*** Data excerpt
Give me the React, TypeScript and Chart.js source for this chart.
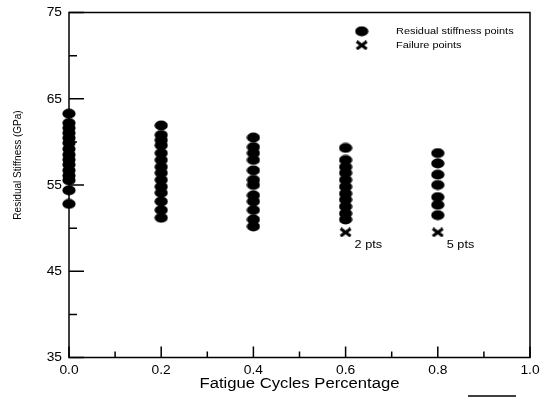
import React, { useEffect, useRef } from "react";
import { Chart, registerables } from "chart.js";

Chart.register(...registerables);

// ---- data ----
const columnX = [0, 0.2, 0.4, 0.6, 0.8];
const stiffAt00 = [63.27, 62.19, 61.61, 61.03, 60.45, 59.87, 59.18, 58.52, 57.94, 57.36, 56.7, 56.09, 55.55, 54.39, 52.81];
const stiffAt02 = [61.9, 60.8, 60.2, 59.6, 58.7, 57.9, 57.1, 56.4, 55.6, 54.8, 54.1, 53.1, 52.1, 51.2];
const stiffAt04 = [60.5, 59.4, 58.7, 57.9, 56.7, 55.6, 55.0, 53.8, 53.1, 52.1, 51.0, 50.2];
const stiffAt06 = [59.3, 57.9, 57.1, 56.4, 55.6, 54.8, 54.0, 53.3, 52.5, 51.7, 51.0];
const stiffAt08 = [58.7, 57.5, 56.2, 55.0, 53.6, 52.7, 51.5];
const stiffColumns = [stiffAt00, stiffAt02, stiffAt04, stiffAt06, stiffAt08];

const failureX = [0.6, 0.8];
const failureY = [49.5, 49.5];
const failureLabels = ["2 pts", "5 pts"];

const xMajorTicks = [0, 0.2, 0.4, 0.6, 0.8, 1.0];
const xMinorTicks = [0.1, 0.3, 0.5, 0.7, 0.9];
const xTickLabels = ["0.0", "0.2", "0.4", "0.6", "0.8", "1.0"];
const yMajorTicks = [35, 45, 55, 65, 75];
const yMinorTicks = [40, 50, 60, 70];
const yTickLabels = ["35", "45", "55", "65", "75"];

const xTitle = "Fatigue Cycles Percentage";
const yTitle = "Residual Stiffness (GPa)";
const legendLabels = ["Residual stiffness points", "Failure points"];

const FONT = "'Liberation Sans', Arial, Helvetica, sans-serif";
const SX = 1.15;

function makeEllipse(): HTMLCanvasElement {
  const c = document.createElement("canvas");
  c.width = 14;
  c.height = 11;
  const g = c.getContext("2d")!;
  g.fillStyle = "#000";
  g.beginPath();
  g.ellipse(7, 5.5, 6.6, 4.9, 0, 0, Math.PI * 2);
  g.fill();
  return c;
}

function makeCross(): HTMLCanvasElement {
  const c = document.createElement("canvas");
  c.width = 13;
  c.height = 10;
  const g = c.getContext("2d")!;
  g.strokeStyle = "#000";
  g.lineWidth = 3;
  g.lineCap = "butt";
  g.beginPath();
  g.moveTo(1.5, 1.2);
  g.lineTo(11.5, 8.8);
  g.moveTo(11.5, 1.2);
  g.lineTo(1.5, 8.8);
  g.stroke();
  return c;
}

function stretchedText(
  ctx: CanvasRenderingContext2D,
  text: string,
  x: number,
  y: number,
  size: number,
  align: CanvasTextAlign,
  baseline: CanvasTextBaseline,
  sx: number = SX
) {
  ctx.save();
  ctx.translate(x, y);
  ctx.scale(sx, 1);
  ctx.font = `${size}px ${FONT}`;
  ctx.fillStyle = "#000";
  ctx.textAlign = align;
  ctx.textBaseline = baseline;
  ctx.fillText(text, 0, 0);
  ctx.restore();
}

export default function App() {
  const ref = useRef<HTMLCanvasElement | null>(null);

  useEffect(() => {
    const canvas = ref.current;
    if (!canvas) return;
    const ellipse = makeEllipse();
    const cross = makeCross();

    const stiffPoints: { x: number; y: number }[] = [];
    stiffColumns.forEach((col, i) => col.forEach((v) => stiffPoints.push({ x: columnX[i], y: v })));
    const failPoints = failureX.map((x, i) => ({ x, y: failureY[i] }));

    const framePlugin = {
      id: "frame",
      beforeDatasetsDraw(chart: any) {
        const ctx: CanvasRenderingContext2D = chart.ctx;
        const xs = chart.scales.x;
        const ys = chart.scales.y;
        const left = xs.getPixelForValue(0);
        const right = xs.getPixelForValue(1);
        const top = ys.getPixelForValue(75);
        const bottom = ys.getPixelForValue(35);
        ctx.save();
        ctx.strokeStyle = "#000";
        ctx.lineWidth = 1.5;
        ctx.beginPath();
        ctx.rect(left, top, right - left, bottom - top);
        ctx.stroke();
        ctx.beginPath();
        xMajorTicks.forEach((v) => {
          const p = xs.getPixelForValue(v);
          ctx.moveTo(p, bottom);
          ctx.lineTo(p, bottom - 11);
        });
        xMinorTicks.forEach((v) => {
          const p = xs.getPixelForValue(v);
          ctx.moveTo(p, bottom);
          ctx.lineTo(p, bottom - 6);
        });
        yMajorTicks.forEach((v) => {
          const p = ys.getPixelForValue(v);
          ctx.moveTo(left, p);
          ctx.lineTo(left + 15, p);
        });
        yMinorTicks.forEach((v) => {
          const p = ys.getPixelForValue(v);
          ctx.moveTo(left, p);
          ctx.lineTo(left + 8, p);
        });
        ctx.stroke();
        // stray line at the bottom edge of the reference image
        ctx.beginPath();
        ctx.moveTo(468, 396);
        ctx.lineTo(516, 396);
        ctx.stroke();
        ctx.restore();
      },
      afterDraw(chart: any) {
        const ctx: CanvasRenderingContext2D = chart.ctx;
        const xs = chart.scales.x;
        const ys = chart.scales.y;
        const left = xs.getPixelForValue(0);
        const right = xs.getPixelForValue(1);
        const bottom = ys.getPixelForValue(35);
        xMajorTicks.forEach((v, i) => {
          stretchedText(ctx, xTickLabels[i], xs.getPixelForValue(v), bottom + 13, 12, "center", "middle");
        });
        yMajorTicks.forEach((v, i) => {
          stretchedText(ctx, yTickLabels[i], left - 7, ys.getPixelForValue(v) + 0.5, 12, "right", "middle");
        });
        stretchedText(ctx, xTitle, (left + right) / 2, 387.5, 14, "center", "alphabetic", 1.19);
        // y title, rotated
        ctx.save();
        ctx.translate(17.5, 165);
        ctx.rotate(-Math.PI / 2);
        ctx.scale(1, SX);
        ctx.font = `10px ${FONT}`;
        ctx.fillStyle = "#000";
        ctx.textAlign = "center";
        ctx.textBaseline = "middle";
        ctx.fillText(yTitle, 0, 0);
        ctx.restore();
        // failure annotations
        failureX.forEach((x, i) => {
          const px = xs.getPixelForValue(x);
          const py = ys.getPixelForValue(failureY[i]);
          stretchedText(ctx, failureLabels[i], px + 9, py + 12.5, 11, "left", "middle");
        });
        // legend
        ctx.drawImage(ellipse, 361.7 - 7, 31.3 - 5.5);
        ctx.drawImage(cross, 361.7 - 6.5, 45.3 - 5);
        stretchedText(ctx, legendLabels[0], 396, 31.7, 9.5, "left", "middle");
        stretchedText(ctx, legendLabels[1], 396, 45.7, 9.5, "left", "middle");
      },
    };

    const chart = new Chart(canvas, {
      type: "scatter",
      data: {
        datasets: [
          {
            label: legendLabels[0],
            data: stiffPoints,
            pointStyle: ellipse as any,
            pointRadius: 6,
            clip: false as any,
          },
          {
            label: legendLabels[1],
            data: failPoints,
            pointStyle: cross as any,
            pointRadius: 6,
            clip: false as any,
          },
        ],
      },
      options: {
        responsive: false,
        animation: false,
        layout: { padding: { left: 0, top: 12.5, right: 11, bottom: 0 } },
        plugins: { legend: { display: false }, tooltip: { enabled: false } },
        scales: {
          x: {
            type: "linear",
            min: 0,
            max: 1,
            ticks: { display: false },
            grid: { display: false },
            border: { display: false },
            afterFit: (s: any) => {
              s.height = 397 - 357.5;
            },
          },
          y: {
            type: "linear",
            min: 35,
            max: 75,
            ticks: { display: false },
            grid: { display: false },
            border: { display: false },
            afterFit: (s: any) => {
              s.width = 69;
            },
          },
        },
      },
      plugins: [framePlugin],
    });
    return () => chart.destroy();
  }, []);

  return (
    <div style={{ position: "fixed", left: 0, top: 0, width: 541, height: 397, background: "#fff" }}>
      <canvas ref={ref} width={541} height={397} style={{ display: "block" }} />
    </div>
  );
}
******
Exactly restate the lines from the beginning of the data through the line with "Chart.register(...registerables);", and no others, keeping pictures out.

Written solution:
Give me the React, TypeScript and Chart.js source for this chart.
import React, { useEffect, useRef } from "react";
import { Chart, registerables } from "chart.js";

Chart.register(...registerables);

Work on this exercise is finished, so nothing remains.